« Visions fugitives » de 2013.
Deux albums de ce label au si beau titre, « Visions fugitives », devraient remplir le début de cette année qui s’annonce bizarre et formidable.
Jean-Marc Foltz, clarinettiste et clarinettiste basse ici, qui mêle consciemment un peu, inconsciemment beaucoup voyage mobile et immobile. Le rêve peut cohabiter avec une réalité différente. Parti sur le chemin des Incas, il revient avec une musique singulière pour visiter passé, présent et un peu l’avenir.
« Viracochas » se veut un hommage à ces anciennes cultures, à ces ruines chargées d’une histoire violente, de conquêtes et de destructions d’où émerge une civilisation perdue qu’il faut faire vivre par l’imagination. Elle ne sert pas à définir un avenir, elle vient comme un élément complémentaire à un patrimoine qui a tendance à s’étioler. Une porte ou une fenêtre pour une maison qui menace ruine…
Foltz et ses compagnons de voyage – Philippe Mouratoglou, guitare, Sébastien Boisseau, contrebasse dont on ne dira jamais assez la volonté de trouver de nouvelles voies pour régénérer notre écoute et élargir nos horizons, Christophe Marguet, batteur coloriste à la baguette experte pour dessiner des paysages à la fois étranges et familiers – nous embarquent vers un ailleurs non définis.

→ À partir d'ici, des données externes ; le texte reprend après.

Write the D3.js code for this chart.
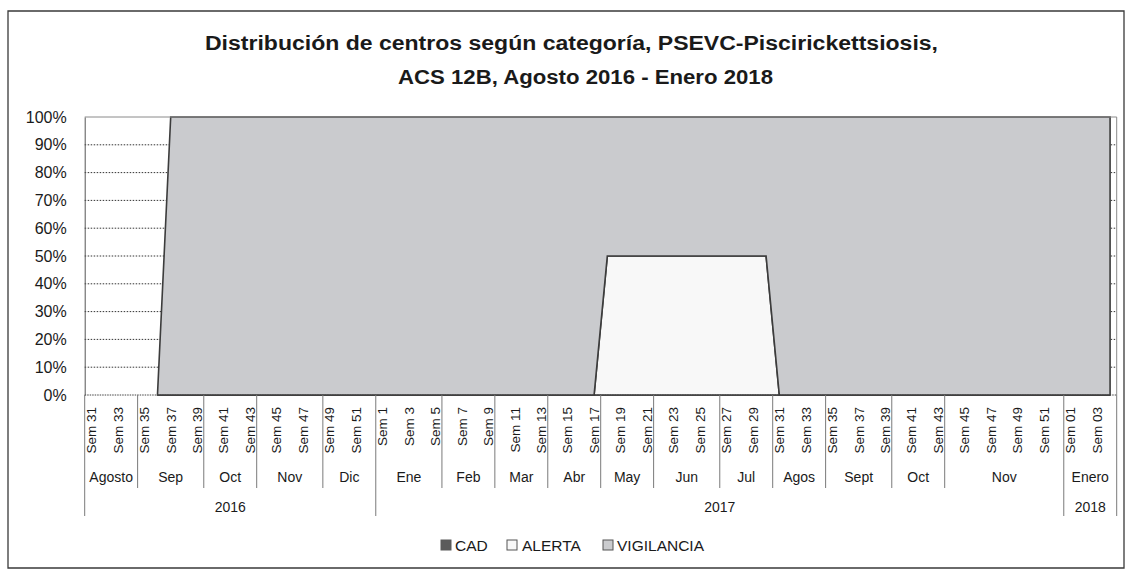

Juste une remarque. Le carcan des compositions ne permet pas à tous les protagonistes de donner le meilleur d’eux-mêmes, de se « lâcher » pour dépasser les bornes mêmes de la composition.
Tel que, c’est un départ qui ne se refuse pas. Une fois écouté, une fois adopté.
Plongée dans le passé encore avec Bill Carrothers, pianiste et compositeur aux multiples talents. A la demande de Philippe Ghielmetti, producteur du label, il s’est plongé dans ses racines. Celles de ces États-Unis qui restent, de ce point de vue, un pays étrange. L’Église reste le lieu où vivent ces racines de cultures entremêlées. Cultures européennes, africaines, amérindiennes, un « melting pot » que le gospel, le blues et le jazz sauront unifier. Le dépassement des parties donnait naissance à un tout qui ne répondait à la logique d’aucune de ses parties.
Ghielmetti, athée, a voulu revenir en arrière. Vers les parties constitutives. Bill, protestant luthérien, Peg – sa compagne -, catholique et chanteuse, ont uni leur efforts pour recréer cet édifice du passé, reconstruire à partir des ruines et ainsi créer une musique nouvelle. Matt Turner, violoncelliste, Jean-Marc Foltz aux clarinettes et Nicolas Thys à la contrebasse prêtent leur talent pour faire vivre ce projet aux accents bizarres. Un chœur était nécessaire pour donner de l’ampleur aux arrangements de Bill Carrothers. Le titre devenait évident : « Sunday Morning », le moment de la messe. Moment aussi de repos pour « écouter le murmure du temps », une écoute fondamentale.
Il ne faut pas s’attendre à un swing débordant mais à une réflexion musicale sur notre patrimoine, notre héritage. Une sorte de réponse à la question de savoir d’où nous venons.
Nicolas Béniès.
« Viracochas », Jean-Marc Foltz ; « Sunday Morning », Bill Carrothers, Visions fugitives, distribué par Harmonia Mundi.